TASK BRIEF:
Set the listing down again in full, word for word, with the pictures left out.

DATA FOR THIS TASK:
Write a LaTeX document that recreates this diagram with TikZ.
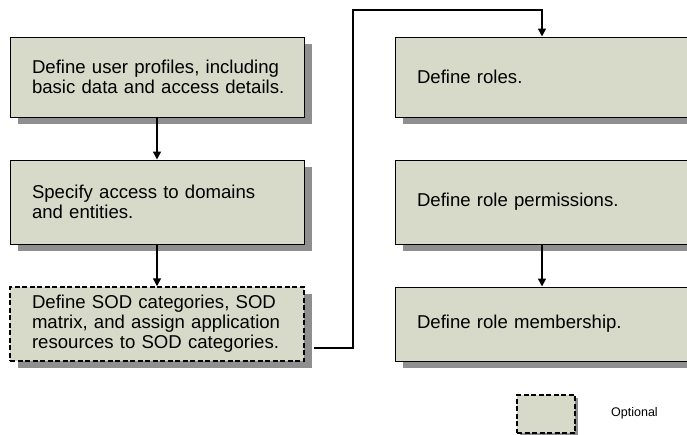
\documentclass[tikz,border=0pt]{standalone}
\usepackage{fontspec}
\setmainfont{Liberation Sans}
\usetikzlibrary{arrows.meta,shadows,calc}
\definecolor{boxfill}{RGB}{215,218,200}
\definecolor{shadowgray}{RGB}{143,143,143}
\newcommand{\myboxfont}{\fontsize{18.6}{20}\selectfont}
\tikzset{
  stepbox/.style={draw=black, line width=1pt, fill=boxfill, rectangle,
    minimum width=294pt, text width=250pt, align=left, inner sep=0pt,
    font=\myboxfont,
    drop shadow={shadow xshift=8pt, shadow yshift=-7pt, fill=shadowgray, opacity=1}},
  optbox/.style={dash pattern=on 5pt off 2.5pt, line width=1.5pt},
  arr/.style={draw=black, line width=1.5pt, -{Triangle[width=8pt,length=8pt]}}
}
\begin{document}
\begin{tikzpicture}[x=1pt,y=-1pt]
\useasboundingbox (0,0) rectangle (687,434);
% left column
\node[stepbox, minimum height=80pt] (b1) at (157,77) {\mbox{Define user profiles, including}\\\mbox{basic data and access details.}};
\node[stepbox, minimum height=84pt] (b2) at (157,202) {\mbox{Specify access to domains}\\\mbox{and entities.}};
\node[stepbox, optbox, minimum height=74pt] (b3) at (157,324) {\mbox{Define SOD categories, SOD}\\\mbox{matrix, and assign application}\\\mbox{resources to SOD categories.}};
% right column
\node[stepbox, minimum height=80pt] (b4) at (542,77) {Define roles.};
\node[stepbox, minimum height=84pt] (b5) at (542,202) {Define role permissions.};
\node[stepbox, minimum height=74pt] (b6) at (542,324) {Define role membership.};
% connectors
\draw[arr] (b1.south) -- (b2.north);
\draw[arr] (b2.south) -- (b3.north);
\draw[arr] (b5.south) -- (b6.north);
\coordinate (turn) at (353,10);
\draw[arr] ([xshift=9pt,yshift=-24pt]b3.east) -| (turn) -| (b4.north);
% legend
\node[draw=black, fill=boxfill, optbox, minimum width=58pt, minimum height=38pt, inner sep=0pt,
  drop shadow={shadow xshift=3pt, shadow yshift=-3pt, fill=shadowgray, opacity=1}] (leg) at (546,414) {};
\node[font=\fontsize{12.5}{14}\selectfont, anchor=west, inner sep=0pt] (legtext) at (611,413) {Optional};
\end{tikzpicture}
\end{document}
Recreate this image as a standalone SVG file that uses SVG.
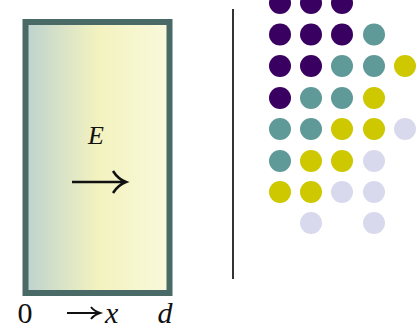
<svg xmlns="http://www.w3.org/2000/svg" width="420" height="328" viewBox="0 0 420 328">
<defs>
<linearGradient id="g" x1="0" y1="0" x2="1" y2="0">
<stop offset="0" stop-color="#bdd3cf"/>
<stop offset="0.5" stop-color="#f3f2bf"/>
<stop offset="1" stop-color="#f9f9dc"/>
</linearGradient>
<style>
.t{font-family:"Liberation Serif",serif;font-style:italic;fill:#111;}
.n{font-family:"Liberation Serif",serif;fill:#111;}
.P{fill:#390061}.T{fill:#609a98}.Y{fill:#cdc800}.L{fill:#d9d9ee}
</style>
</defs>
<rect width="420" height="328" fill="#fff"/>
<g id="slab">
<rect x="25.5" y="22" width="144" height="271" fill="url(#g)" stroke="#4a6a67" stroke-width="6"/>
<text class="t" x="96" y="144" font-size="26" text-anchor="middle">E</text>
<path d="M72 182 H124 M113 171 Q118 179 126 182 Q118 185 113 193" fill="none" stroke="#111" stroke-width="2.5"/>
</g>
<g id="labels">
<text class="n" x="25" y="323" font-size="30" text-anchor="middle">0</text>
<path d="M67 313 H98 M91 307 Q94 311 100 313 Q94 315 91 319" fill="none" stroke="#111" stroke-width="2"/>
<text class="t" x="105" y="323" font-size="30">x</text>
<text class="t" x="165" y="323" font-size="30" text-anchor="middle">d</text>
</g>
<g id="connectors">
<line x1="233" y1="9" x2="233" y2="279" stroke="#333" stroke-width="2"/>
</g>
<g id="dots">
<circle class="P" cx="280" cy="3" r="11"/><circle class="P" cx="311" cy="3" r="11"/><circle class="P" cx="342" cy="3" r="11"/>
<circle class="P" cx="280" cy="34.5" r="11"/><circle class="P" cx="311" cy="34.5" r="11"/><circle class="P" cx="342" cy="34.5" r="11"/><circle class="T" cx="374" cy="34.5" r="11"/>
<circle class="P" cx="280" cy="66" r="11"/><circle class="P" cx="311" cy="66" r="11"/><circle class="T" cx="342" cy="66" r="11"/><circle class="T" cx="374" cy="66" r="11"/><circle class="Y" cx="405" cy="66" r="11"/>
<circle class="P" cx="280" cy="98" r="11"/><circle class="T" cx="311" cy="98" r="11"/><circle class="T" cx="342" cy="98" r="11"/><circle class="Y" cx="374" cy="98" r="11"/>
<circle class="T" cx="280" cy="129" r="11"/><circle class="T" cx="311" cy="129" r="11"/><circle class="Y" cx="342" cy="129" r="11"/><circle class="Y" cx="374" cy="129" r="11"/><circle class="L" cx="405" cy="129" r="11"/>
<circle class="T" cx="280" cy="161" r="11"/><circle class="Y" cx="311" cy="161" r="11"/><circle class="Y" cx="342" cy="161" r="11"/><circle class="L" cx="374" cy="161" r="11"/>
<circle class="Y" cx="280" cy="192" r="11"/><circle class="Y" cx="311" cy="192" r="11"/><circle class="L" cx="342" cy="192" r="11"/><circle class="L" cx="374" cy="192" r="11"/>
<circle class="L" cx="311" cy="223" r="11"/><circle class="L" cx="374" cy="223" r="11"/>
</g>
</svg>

SOLUTION TO THE PROBLEM:
Write a LaTeX document that recreates this diagram with TikZ.
\documentclass[tikz,border=0pt]{standalone}
\usepackage{fontspec}
\setmainfont{Liberation Sans}
\usetikzlibrary{arrows.meta,shadows,calc}
\definecolor{boxfill}{RGB}{215,218,200}
\definecolor{shadowgray}{RGB}{143,143,143}
\newcommand{\myboxfont}{\fontsize{18.6}{20}\selectfont}
\tikzset{
  stepbox/.style={draw=black, line width=1pt, fill=boxfill, rectangle,
    minimum width=294pt, text width=250pt, align=left, inner sep=0pt,
    font=\myboxfont,
    drop shadow={shadow xshift=8pt, shadow yshift=-7pt, fill=shadowgray, opacity=1}},
  optbox/.style={dash pattern=on 5pt off 2.5pt, line width=1.5pt},
  arr/.style={draw=black, line width=1.5pt, -{Triangle[width=8pt,length=8pt]}}
}
\begin{document}
\begin{tikzpicture}[x=1pt,y=-1pt]
\useasboundingbox (0,0) rectangle (687,434);
% left column
\node[stepbox, minimum height=80pt] (b1) at (157,77) {\mbox{Define user profiles, including}\\\mbox{basic data and access details.}};
\node[stepbox, minimum height=84pt] (b2) at (157,202) {\mbox{Specify access to domains}\\\mbox{and entities.}};
\node[stepbox, optbox, minimum height=74pt] (b3) at (157,324) {\mbox{Define SOD categories, SOD}\\\mbox{matrix, and assign application}\\\mbox{resources to SOD categories.}};
% right column
\node[stepbox, minimum height=80pt] (b4) at (542,77) {Define roles.};
\node[stepbox, minimum height=84pt] (b5) at (542,202) {Define role permissions.};
\node[stepbox, minimum height=74pt] (b6) at (542,324) {Define role membership.};
% connectors
\draw[arr] (b1.south) -- (b2.north);
\draw[arr] (b2.south) -- (b3.north);
\draw[arr] (b5.south) -- (b6.north);
\coordinate (turn) at (353,10);
\draw[arr] ([xshift=9pt,yshift=-24pt]b3.east) -| (turn) -| (b4.north);
% legend
\node[draw=black, fill=boxfill, optbox, minimum width=58pt, minimum height=38pt, inner sep=0pt,
  drop shadow={shadow xshift=3pt, shadow yshift=-3pt, fill=shadowgray, opacity=1}] (leg) at (546,414) {};
\node[font=\fontsize{12.5}{14}\selectfont, anchor=west, inner sep=0pt] (legtext) at (611,413) {Optional};
\end{tikzpicture}
\end{document}
Recreate this image as a standalone SVG file that uses SVG.
<svg xmlns="http://www.w3.org/2000/svg" width="420" height="328" viewBox="0 0 420 328">
<defs>
<linearGradient id="g" x1="0" y1="0" x2="1" y2="0">
<stop offset="0" stop-color="#bdd3cf"/>
<stop offset="0.5" stop-color="#f3f2bf"/>
<stop offset="1" stop-color="#f9f9dc"/>
</linearGradient>
<style>
.t{font-family:"Liberation Serif",serif;font-style:italic;fill:#111;}
.n{font-family:"Liberation Serif",serif;fill:#111;}
.P{fill:#390061}.T{fill:#609a98}.Y{fill:#cdc800}.L{fill:#d9d9ee}
</style>
</defs>
<rect width="420" height="328" fill="#fff"/>
<g id="slab">
<rect x="25.5" y="22" width="144" height="271" fill="url(#g)" stroke="#4a6a67" stroke-width="6"/>
<text class="t" x="96" y="144" font-size="26" text-anchor="middle">E</text>
<path d="M72 182 H124 M113 171 Q118 179 126 182 Q118 185 113 193" fill="none" stroke="#111" stroke-width="2.5"/>
</g>
<g id="labels">
<text class="n" x="25" y="323" font-size="30" text-anchor="middle">0</text>
<path d="M67 313 H98 M91 307 Q94 311 100 313 Q94 315 91 319" fill="none" stroke="#111" stroke-width="2"/>
<text class="t" x="105" y="323" font-size="30">x</text>
<text class="t" x="165" y="323" font-size="30" text-anchor="middle">d</text>
</g>
<g id="connectors">
<line x1="233" y1="9" x2="233" y2="279" stroke="#333" stroke-width="2"/>
</g>
<g id="dots">
<circle class="P" cx="280" cy="3" r="11"/><circle class="P" cx="311" cy="3" r="11"/><circle class="P" cx="342" cy="3" r="11"/>
<circle class="P" cx="280" cy="34.5" r="11"/><circle class="P" cx="311" cy="34.5" r="11"/><circle class="P" cx="342" cy="34.5" r="11"/><circle class="T" cx="374" cy="34.5" r="11"/>
<circle class="P" cx="280" cy="66" r="11"/><circle class="P" cx="311" cy="66" r="11"/><circle class="T" cx="342" cy="66" r="11"/><circle class="T" cx="374" cy="66" r="11"/><circle class="Y" cx="405" cy="66" r="11"/>
<circle class="P" cx="280" cy="98" r="11"/><circle class="T" cx="311" cy="98" r="11"/><circle class="T" cx="342" cy="98" r="11"/><circle class="Y" cx="374" cy="98" r="11"/>
<circle class="T" cx="280" cy="129" r="11"/><circle class="T" cx="311" cy="129" r="11"/><circle class="Y" cx="342" cy="129" r="11"/><circle class="Y" cx="374" cy="129" r="11"/><circle class="L" cx="405" cy="129" r="11"/>
<circle class="T" cx="280" cy="161" r="11"/><circle class="Y" cx="311" cy="161" r="11"/><circle class="Y" cx="342" cy="161" r="11"/><circle class="L" cx="374" cy="161" r="11"/>
<circle class="Y" cx="280" cy="192" r="11"/><circle class="Y" cx="311" cy="192" r="11"/><circle class="L" cx="342" cy="192" r="11"/><circle class="L" cx="374" cy="192" r="11"/>
<circle class="L" cx="311" cy="223" r="11"/><circle class="L" cx="374" cy="223" r="11"/>
</g>
</svg>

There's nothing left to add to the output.